The two leading authoritarians of our time have declared unprecedented common cause, perhaps even a de facto security alliance, with aspirations of shaping a new world order to replace the one fashioned by the United States and its partners after World War II.
Chinese President Xi Jinping and Russian President Vladimir Putin wanted to make sure the world didn’t miss the importance of their 38th personal meeting in Beijing on Friday, just hours before the opening of the Winter Olympics and with more than 100,000 Russian troops threatening Ukrainian independence and sovereignty.
So, they publicly released the entirety of their audacious, 5,300-word joint statement in English this weekend, declaring that “a trend has emerged towards redistribution of power in the world” – namely toward them and away from the U.S. and its democratic partners and allies.

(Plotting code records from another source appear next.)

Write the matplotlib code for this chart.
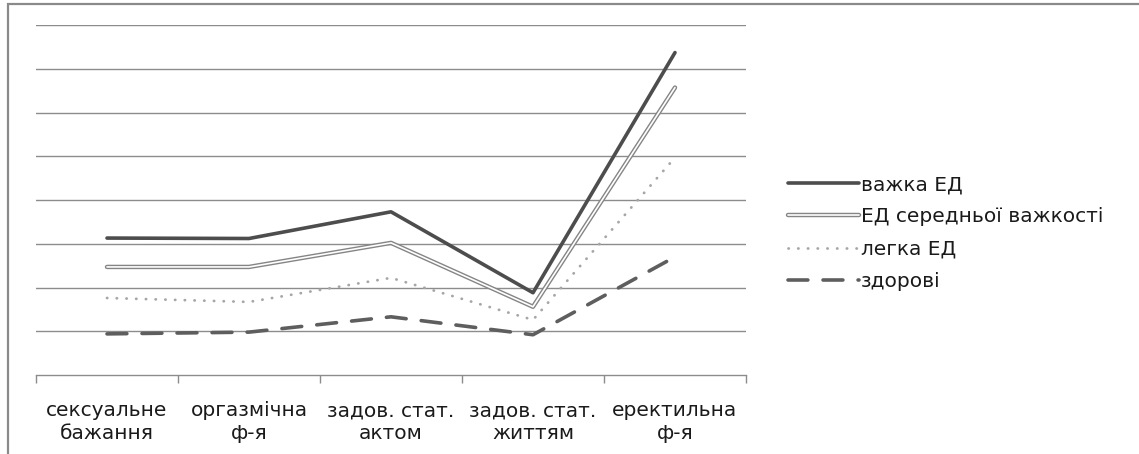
import matplotlib
matplotlib.use("Agg")
import matplotlib.pyplot as plt
from matplotlib.patches import Rectangle
from matplotlib.legend_handler import HandlerTuple

plt.rcParams['font.family'] = ['DejaVu Sans']

categories = ["сексуальне\nбажання", "оргазмічна\nф-я", "задов. стат.\nактом",
              "задов. стат.\nжиттям", "еректильна\nф-я"]

severe = [3.13, 3.12, 3.73, 1.88, 7.37]
moderate = [2.47, 2.47, 3.02, 1.56, 6.57]
mild = [1.76, 1.67, 2.22, 1.26, 4.97]
healthy = [0.94, 0.98, 1.33, 0.92, 2.70]

labels = ["важка ЕД", "ЕД середньої важкості", "легка ЕД", "здорові"]

fig = plt.figure(figsize=(11.39, 4.54), dpi=100)
ax = fig.add_axes([36 / 1139, 1 - 375 / 454, (746 - 36) / 1139, 350 / 454])

x = list(range(len(categories)))
grid_c = "#8c8c8c"

# solid dark line
l1, = ax.plot(x, severe, color="#4d4d4d", lw=2.6, solid_capstyle="round",
              solid_joinstyle="round", zorder=5)
# double line: grey outline with white core
l2a, = ax.plot(x, moderate, color="#858585", lw=3.2, solid_capstyle="round",
               solid_joinstyle="round", zorder=4)
l2b, = ax.plot(x, moderate, color="white", lw=1.2, solid_capstyle="round",
               solid_joinstyle="round", zorder=4)
l3, = ax.plot(x, mild, color="#a6a6a6", lw=2.0, linestyle=(0, (0.1, 3.4)),
              dash_capstyle="round", zorder=3)
l4, = ax.plot(x, healthy, color="#5e5e5e", lw=2.6, linestyle=(0, (5.5, 4.2)),
              dash_capstyle="round", zorder=3)

ax.set_xlim(-0.5, len(categories) - 0.5)
ax.set_ylim(0, 8)
ax.set_yticks(range(1, 9))
ax.yaxis.grid(True, color=grid_c, lw=1.0)
ax.set_axisbelow(True)
ax.tick_params(axis="y", left=False, labelleft=False)

ax.set_xticks(x)
ax.set_xticklabels(categories, fontsize=14.5, color="#1a1a1a", linespacing=1.25)
ax.set_xticks([i - 0.5 for i in range(len(categories) + 1)], minor=True)
ax.tick_params(axis="x", which="major", length=0, pad=19)
ax.tick_params(axis="x", which="minor", length=6, width=1, color=grid_c, direction="out")

for s in ["top", "right", "left"]:
    ax.spines[s].set_visible(False)
ax.spines["bottom"].set_color(grid_c)
ax.spines["bottom"].set_linewidth(1.0)

leg = fig.legend([l1, (l2a, l2b), l3, l4], labels,
                 handler_map={tuple: HandlerTuple(ndivide=1, pad=0)},
                 loc="upper left", bbox_to_anchor=(770 / 1139, 1 - 157 / 454),
                 frameon=False, fontsize=14.5, handlelength=3.5, handletextpad=0.12,
                 labelspacing=0.66, labelcolor="#1a1a1a")

# outer frame around the chart
fig.add_artist(Rectangle((7.5 / 1139, -0.1), 1.2, 1 + 0.1 - 4.5 / 454,
                         transform=fig.transFigure, fill=False,
                         edgecolor="#8a8a8a", lw=1.6))

fig.savefig("out.png", dpi=100)
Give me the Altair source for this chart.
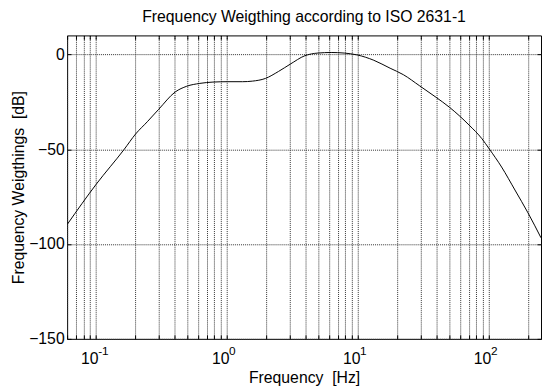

There’s a lot in the statement worth reading and digesting, but here’s my rough executive summary: Russia and China are throwing in their lot in a gesture of cooperation that exceeds even Stalin’s partnership with Mao, in each other’s regions and around the world. For the first time, Beijing has joined Moscow in opposing NATO enlargement and embracing Putin’s vision for a new European security order. Russia returned the favor by opposing the new Australia-U.S.-U.K. security agreement, endorsing its One China Policy, embracing the Russia-India-China cooperation format, and blessing its Arctic role.